Possible worlds theory basically suggests that works of literature act as pnaws (possible non-actualizable worlds). Theorists view works of fiction as constructs of our actual world, which, of course, they are. However, some theorists (such as Umberto Eco with theater and Mihai Spariosu with literature) discusses the ways in which fictional constructs can work backward from a pnaw to influence the actual world. For example, a writer tells the tale of some poor character who suffers greatly the injustices of a fictional world. In our actual world, readers come to recognize these injustices, and begin looking for ways to prevent them in the actual world. In this way, authors can and do shape the future of the world by actualizing possible future worlds that might not have been actualized otherwise.

Well, naturally, the same could be true of blogs. If people didn't blog, then the readers of those blogs might not have the significant effect on the world that they do. In the process, they are actualizing possible future blogospheres. In every instant, only one blogosphere can be actualized from the infinite possibilities, and right now, you are experiencing one unique blogosphere taking shape. And again right now. And again right now... ad infinitum et nauseum.
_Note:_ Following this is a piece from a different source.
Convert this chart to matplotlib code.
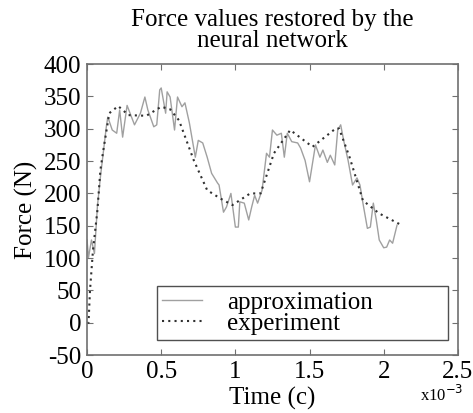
import numpy as np
import matplotlib
matplotlib.use("Agg")
import matplotlib.pyplot as plt

plt.rcParams['font.family'] = ['Liberation Serif', 'DejaVu Serif']
plt.rcParams['axes.unicode_minus'] = False

# time in units of 1e-3 s
t_exp = [0.0, 0.01, 0.02, 0.04, 0.07, 0.09, 0.11, 0.15, 0.21, 0.28,
         0.4, 0.5, 0.56, 0.62, 0.67, 0.72, 0.81, 0.9, 0.98, 1.1,
         1.17, 1.26, 1.37, 1.52, 1.68, 1.7, 1.77, 1.86, 1.97, 2.12]
f_exp = [0, 0, 50, 112, 174, 236, 267, 324, 335, 321,
         320, 334, 330, 313, 282, 251, 205, 192, 182, 200,
         200, 262, 298, 272, 301, 300, 256, 189, 169, 151]

t_app = [0.0, 0.01, 0.03, 0.05, 0.07, 0.09, 0.13, 0.14, 0.17, 0.2,
         0.22, 0.24, 0.27, 0.3, 0.32, 0.36, 0.39, 0.41, 0.45, 0.47,
         0.49, 0.5, 0.53, 0.54, 0.56, 0.59, 0.61, 0.64, 0.66, 0.69,
         0.73, 0.75, 0.78, 0.81, 0.84, 0.88, 0.89, 0.92, 0.94, 0.97,
         1.0, 1.02, 1.03, 1.06, 1.09, 1.11, 1.13, 1.15, 1.18, 1.21,
         1.23, 1.25, 1.28, 1.31, 1.33, 1.35, 1.38, 1.42, 1.44, 1.47,
         1.5, 1.54, 1.57, 1.59, 1.62, 1.64, 1.67, 1.69, 1.71, 1.73,
         1.76, 1.79, 1.82, 1.84, 1.86, 1.89, 1.91, 1.93, 1.95, 1.97,
         2.0, 2.02, 2.04, 2.06, 2.09]
f_app = [128, 101, 128, 107, 180, 225, 303, 318, 298, 293,
         329, 287, 336, 318, 306, 324, 349, 329, 303, 306,
         360, 363, 324, 357, 349, 298, 349, 334, 340, 309,
         256, 282, 278, 256, 231, 216, 213, 171, 179, 200,
         148, 148, 187, 185, 159, 179, 197, 185, 205, 262,
         256, 298, 290, 293, 256, 293, 280, 278, 270, 251,
         218, 275, 256, 267, 248, 259, 244, 298, 306, 282,
         251, 213, 224, 213, 185, 146, 148, 185, 159, 128,
         116, 117, 128, 123, 151]

fig = plt.figure(figsize=(4.73, 4.13), dpi=100)
ax = fig.add_axes([0.184, 0.140, 0.784, 0.705])

ax.plot(t_app, f_app, color='#a0a0a0', lw=1.0, label='approximation')
ax.plot(t_exp, f_exp, color='#303030', lw=1.5, ls=(0, (1, 2)), label='experiment')

ax.set_xlim(0, 2.5)
ax.set_ylim(-50, 400)
ax.set_xticks([0, 0.5, 1, 1.5, 2, 2.5])
ax.set_xticklabels(['0', '0.5', '1', '1.5', '2', '2.5'])
ax.set_yticks(np.arange(-50, 401, 50))
ax.tick_params(direction='in', top=True, right=True, labelsize=18,
               length=4, color='#707070', pad=4)
for s in ax.spines.values():
    s.set_color('#707070')
    s.set_linewidth(1.2)

ax.set_title('Force values restored by the\nneural network', fontsize=18,
             linespacing=0.95, pad=12)
ax.set_xlabel('Time (c)', fontsize=18, labelpad=3)
ax.set_ylabel('Force (N)', fontsize=18, labelpad=4)
ax.text(463 / 473, 1 - 405 / 413, 'x10$^{-3}$', transform=fig.transFigure,
        fontsize=12, ha='right', va='bottom')

leg = ax.legend(loc='lower left', fontsize=18, fancybox=False, framealpha=1,
                edgecolor='#505050', borderpad=0.2, handlelength=1.6,
                labelspacing=-0.05, handletextpad=1.0, borderaxespad=0,
                mode='expand', bbox_to_anchor=(0.189, 0.052, 0.784, 0.17))
leg.get_frame().set_linewidth(1.0)

fig.savefig('out.png', dpi=100)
Alright, so the last part about possible blogospheres was semi-sarcastic, but the rest of the post about being really stoked about possible worlds theory... yo, that shit has already been way actualized, biatch!!!

11 July 2006

Hey, no one. I'm married now!!!

The simplest reason for not blogging since the last entry was because our Internet connection wasn't working for a while. My wife and I were both too busy to make the call. I was also busy because I'm now 1.33 semesters closer to getting a master's, and I dun got married too. See?



Yep, Emily and I have been married now for 4 months. It seems like longer, but I'm sure that's because now I'm married and stuff.